Senin 22 Jumadits Tsani 1446 - 23 Desember 2024
Indonesian

Hukum Toko Yang Berjualan Bahan Makanan Di Siang Ramadan

Pertanyaan

Apa hukum menjual makanan waktu siang Ramadan di toko ? saya tinggal di Rusia, dimana kebanyakan orang di sana tidak berpuasa. Saya telah membaca di website anda bahwa hal ini haram di restoran atau kedai. Karena pelanggan langsung makan di restoran. Sementara saya berjualan makanan seperti roti atau beras di toko. Dan saya tidak mengetahui kapan pembeli memakannya. Akan tetapi persangkaan kuat dia tidak berpuasa. Terkadang dia makan setelah magrib atau terkadang makan langsung atau setelah itu.

Teks Jawaban

Alhamdulillah.

Mungkin dapat dibagi penjualan di toko menjadi dua bagian, dan masing-masing ada hukumnya.

Bagian pertama:

Makanan yang persangkaan kuat bahwa pembelinya langsung mengkonsumsi setelah membelinya sesuai dengan hukum sifatnya dan keperluannya. Seperti yang dalam kulkas dari es krim, jus, minuman dingin atau panas yang terbuka dimana langsung dikonsumsi waktu membelinya. Atau kue yang langsung dimasaknya untuk dimakan. Dan semisal makanan lain. Hal ini tidak diperbolehkan bagi orang Islam untuk menjualnya di siang Ramadan. Dimana dalam persangkaan kuat pembelinya akan melanggar kehormatan bulan yang mulia dengan memakannya, baik dari kalangan umat Islam atau non Muslim. Mereka semua terkena kewajiban dengan cabang syareat. Semuanya dilarang untuk membantu dalam dosa dan pelanggaran. Sebagaimana firman Allah Ta’ala:

وَتَعَاوَنُوا عَلَى الْبِرِّ وَالتَّقْوَى وَلَا تَعَاوَنُوا عَلَى الْإِثْمِ وَالْعُدْوَانِ وَاتَّقُوا اللَّهَ إِنَّ اللَّهَ شَدِيدُ الْعِقَابِ) المائدة/ 2

“Dan tolong-menolonglah kamu dalam (mengerjakan) kebajikan dan takwa, dan jangan tolong-menolong dalam berbuat dosa dan pelanggaran. Dan bertakwalah kamu kepada Allah, sesungguhnya Allah amat berat siksa-Nya.” QS. Al-Maidah: 2

Imam Ramli Syafi’I rahimahullah mengatakan, “Yang seperti itu orang Islam memberi makan kepada orang kafir yang terkena kewajiban waktu siang Ramadan. Begitu juga menjual makanan dimana diketahui atau dalam persangkaan dia akan makan siang hari. Sebagimana yang difatwakan oleh ayahanda rahimahullah. Karena masing-masing menjadi sebab dalam melakukan kemaksiatan dan membantunya. Berdasarkan orang kafir terkena kewajiban dalam cabang syariat dan itu yang kuat.” Selesai dari ‘Nihayatul Muhtaj, (3/471).

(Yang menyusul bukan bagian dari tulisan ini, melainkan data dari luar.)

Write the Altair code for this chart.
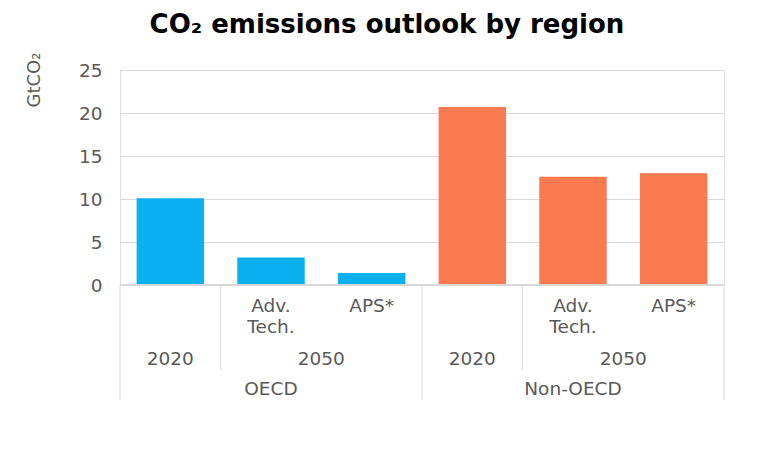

Syekh Ibnu Utsaimin rahimahullah mengatakan, “Tidak diperbolehkan membuka rumah makan meskipun untuk orang kafir –apalagi untuk orang Islam meskipun tidak terbuka –di hari Ramadan. Siapa diantara anda melihat pemilik restoran membuka di bulan Ramadan, maka dia wajib melaporkan kepada instansi yang bertanggung jawab agar melarangnya. Tidak diperbolehakan orang kafir menampakkan makan atau minum di siang Ramadan di negara Islam. Dan diharuskan untuk melarang hal itu.” Selesai ‘Liqo Syhri, (8/4) dengan penomoran Syamilah.

Telah ada dalam ‘Fatawa Lajnah Daimah, 36/2-9, “Tidak diperbolehkan membuka restoran di siang Ramadan untuk orang kafir. Tidak juga melayaninya. Karena di dalamnya ada pelanggaran syareat yang agung dari membantu apa yang diharamkan Allah. telah diketahui dalam agama yang suci bahwa orang kafir terkena kewajiban pokok dan cabang syareat. Tidak diragukan bahwa puasa Ramadan termasuk salah satu rukun Islam. Dan mereka berkewajiban melakukan hal itu disertai merealisasikan syaratnya yaitu masuk ke dalam Islam. Tidak diperbolehkan bagi orang Islam membantu mereka dalam meninggalkan apa yang diwajibkan Allah kepada mereka. Sebagaimana tidak diperbolehkan melayaninya karena ada kehinaan dan merendahkan bagi orang Islam. Seperti menyuguhkan makanan bagi mereka dan semisalnya. Diharuskan berkomitmen bagi orang kafir yang datang ke negara Islam tanpa melakukan sesuatu yang menyalahi syiar Islam. Dan menyakiti orang Islam dan menyinggung perasaanya. Oleh karena itu, diharuskan menutup restoran yang disebutkan di dalam perusahan tadi di siang Ramadan.” Selesai

Syekh Abdul Aziz bin Abdullah bin Baz, Syekh Abdullah Godyan, Syekh Sholeh Al-Fauzan, Syekh Abdul Aziz Ali Syekh, Syekh Bakr Abu Zaid. Telah ada ketetapan hukum bagian ini dalam jawaban di no. 78494, 49694.

Bagian kedua:

Makanan dan minuman dimana penjualnya tidak mengetahui waktu kapan pembelinya mengkonsumsinya. Apakah siang atau malam. Seperti bungkusan, gula kemasan, roti, dan bahan makanan semuanya. Seperti minyak, beras dan semisalnya. Dan itu yang paling banyak di jual di pasaran sepengetahuan kami. Hal ini tidak mengapa bagi orang Islam untuk menjualnya di siang Ramadan dan hal itu tidak berdosa. Ia meskipun dalam persangkaan kuat bahwa pembeli tidak berpuasa disebabkan karena memang kafir atau kurang komitmen dalam keislamannya, akan tetapi tidak diketahui kebutuhan pembeli terhadap apa yang dibelinya. Bisa jadi langsung dipergunakan, terkadang digunakan setelah beberapa waktu. Terkadang rusak tidak dimanfaatkan. Sebagaimana disana tidak ada hukum secara umum atau sifat yang kebanyakan digunakan barang yang dibelinya. Tidak ada seorangpun yang menentukannya. Dimana kebanyakan orang membelinya untuk dimakan baik siang maupun malam, dimana masalahnya umum dan terbuka.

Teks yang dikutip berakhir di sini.